If that E0 runs out, for my small engines I use a process to remove the ethanol from the gas and dispose of it.

I no longer have any mid size engines like ATVs, boats, snowmobiles.....

Many people do not understand octane.

Higher octane in an engine that is not designed for it will give noticeably LESS power output than regular gas of the correct octane rating. High performance engines all use high octane because of the way they are designed and tuned. NOT because high octane makes more power. Octane make the fuel burn SLOWER, that is why it makes less power in an engine not made for it. The higher the compression ratio and/or the more advanced the timing these moth make the fuel charge burn faster and thus need the higher octane to prevent detonation.

Most modern computer controlled cars have sensors so if you do put in high octane the computer can alter the timing and other tuning to take some advantage of it. That is why most modern cars do have more power and get better gas mileage with high octane.

I once ran an experiment with my truck, for one full year I used nothing but premium gas. I wrote down the mileage and gas put in at every fillup to be able to do the math at the end of the test. The result was a n increase of 2.8 MPG, BUT the $ per mile went up. The result was it was cheaper to run the low octane. I do still put in Premium if I will be towing just for the little extra power. I ran the same test with E85 and got way less MPG and noticeably less power. With the big hit on MPG it was more expensive to run the "cheap" E85 than it was to run regular or even premium gas. NOw this is all based on my truck, they way I use and drive it and the weather in my area, Someone else running these same tests under different conditions may get different results. That I why i ran the test foe a full year to make the conditions as average as possible for a valid comparison.

No matter how much you don't like it, or how much is spent on false advertising, you can not change the laws of physics. Ethanol has almost half of the BTUs per unit volume as gasoline. That means you need twice as much to get the same amount of work done. 

OK enough learning for one day, I'll shut up now.....


----------



## vtcnc (Dec 19, 2021)

Let me get this straight. Refineries are cutting their fuel with ethanol? Doesn’t that make them no better than drug dealers? Lol.


Sent from my iPhone using Tapatalk


----------



## Flyinfool (Dec 19, 2021)

Ethanol cost less than gas, Especially with the government subsidies, that is why E85 is cheaper than E10 or E0. BUT they charge more to add the cheaper ethanol to E10 because they can and people do not understand what they are buying.


----------



## ddickey (Dec 19, 2021)

I believe it was originally to help farmers. Ethanol would never survive without the subjects subsidizing it.


----------



## projectnut (Dec 19, 2021)

vtcnc said:


> Let me get this straight. Refineries are cutting their fuel with ethanol? Doesn’t that make them no better than drug dealers? Lol.
> 
> Sent from my iPhone using Tapatalk


It's not a function of the oil industry, but rather a function of the Federal Government.  In 2009 ethanol in regular gas became mandatory.  If I remember correctly the Obama administration mandated that 25% of the corn crop be used for the production of ethanol.  To get things started they even gave companies subsidies to produce ethanol.  

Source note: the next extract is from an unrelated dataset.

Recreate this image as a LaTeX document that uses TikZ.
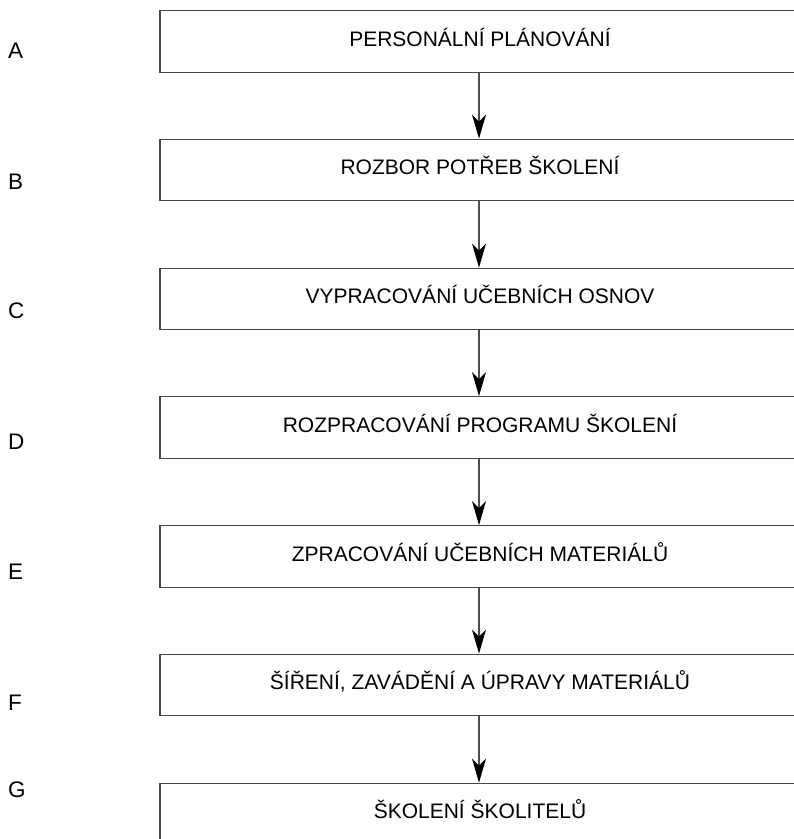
\documentclass[tikz,border=0pt]{standalone}
\usepackage{fontspec}
\setmainfont{Liberation Sans}
\usetikzlibrary{arrows.meta}
\begin{document}
\begin{tikzpicture}[x=1pt,y=-1pt,
  stepbox/.style={draw=black!72, line width=1.3pt, minimum width=640pt, minimum height=61.5pt,
    inner sep=0pt, text height=15pt, text depth=6pt, font=\fontsize{21}{24}\selectfont},
  rowlabel/.style={font=\fontsize{22.5}{26}\selectfont, anchor=west, inner sep=0pt},
  flow/.style={draw=black!70, line width=1.1pt, -{Stealth[length=24pt, width=14pt, inset=7pt, color=black]}}]
\useasboundingbox (0,0) rectangle (794,839);
\clip (0,0) rectangle (794,839);
\fill[white] (0,0) rectangle (794,839);
\node[stepbox] (a) at (480,41.5) {PERSONÁLNÍ PLÁNOVÁNÍ};
\node[stepbox] (b) at (480,170) {ROZBOR POTŘEB ŠKOLENÍ};
\node[stepbox] (c) at (480,299) {VYPRACOVÁNÍ UČEBNÍCH OSNOV};
\node[stepbox] (d) at (480,427.5) {ROZPRACOVÁNÍ PROGRAMU ŠKOLENÍ};
\node[stepbox] (e) at (480,556.5) {ZPRACOVÁNÍ UČEBNÍCH MATERIÁLŮ};
\node[stepbox] (f) at (480,685) {ŠÍŘENÍ, ZAVÁDĚNÍ A ÚPRAVY MATERIÁLŮ};
\node[stepbox] (g) at (480,814) {ŠKOLENÍ ŠKOLITELŮ};
\node[rowlabel] (la) at (8,51) {A};
\node[rowlabel] (lb) at (8,182) {B};
\node[rowlabel] (lc) at (8,311) {C};
\node[rowlabel] (ld) at (8,442) {D};
\node[rowlabel] (le) at (8,572) {E};
\node[rowlabel] (lf) at (8,703) {F};
\node[rowlabel] (lg) at (8,790) {G};
\draw[flow] ([xshift=-1pt]a.south) -- ([xshift=-1pt]b.north);
\draw[flow] ([xshift=-1pt]b.south) -- ([xshift=-1pt]c.north);
\draw[flow] ([xshift=-1pt]c.south) -- ([xshift=-1pt]d.north);
\draw[flow] ([xshift=-1pt]d.south) -- ([xshift=-1pt]e.north);
\draw[flow] ([xshift=-1pt]e.south) -- ([xshift=-1pt]f.north);
\draw[flow] ([xshift=-1pt]f.south) -- ([xshift=-1pt]g.north);
\end{tikzpicture}
\end{document}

For 3 years the feds subsidized E85 to make it cheaper than regular gasoline.  I remember a small no name gas station in Waupaca WI that was selling E85 for less than $1.00 per gallon when 87 octane regular was selling for close to $2.00 per gallon.  As soon as the subsidies disappeared the station closed.  There's now a Dunkin Donuts on that site.

It took another 5 years before non-ethanol now known as "recreational " gasoline came back on the market.  It was in a direct response to all the problems created by the ethanol in engines under 50 hp.  Almost all ATV's small outboards, and landscaping equipment suffered from fuel line and carburetor problems.  In our area now almost all gas stations have either 87 or 91 octane recreational gas.

One thing I found extremely interesting during the transition to ethanol was that Iowa, the state that produces the most corn was the easiest place to find non-ethanol gasoline.  It seems the agricultural equipment i.e., tractors, combines, etc., etc. weren't built to use ethanol.  Like the "recreational" equipment they suffered from a myriad of fuel related problems.  Hence almost every small town in Iowa had at least 1 gas station that was pumping non-ethanol regular gasoline.


----------



## slow-poke (Dec 20, 2021)

ddickey said:


> Remember Premium doesn't mean ethanol free.
> If you figure you can get non ethanol for 15% more than normal gas you'll probably break even on mileage.
> Currently I use E-85. 30% less per gallon than 10% ethanol which is regular gas here in MN. If I get 15%-20% (closer to 20) less fuel mileage I'm coming out ahead.



Here in Canada, both Shell and Canadian Tire premium gas has no ethanol.


----------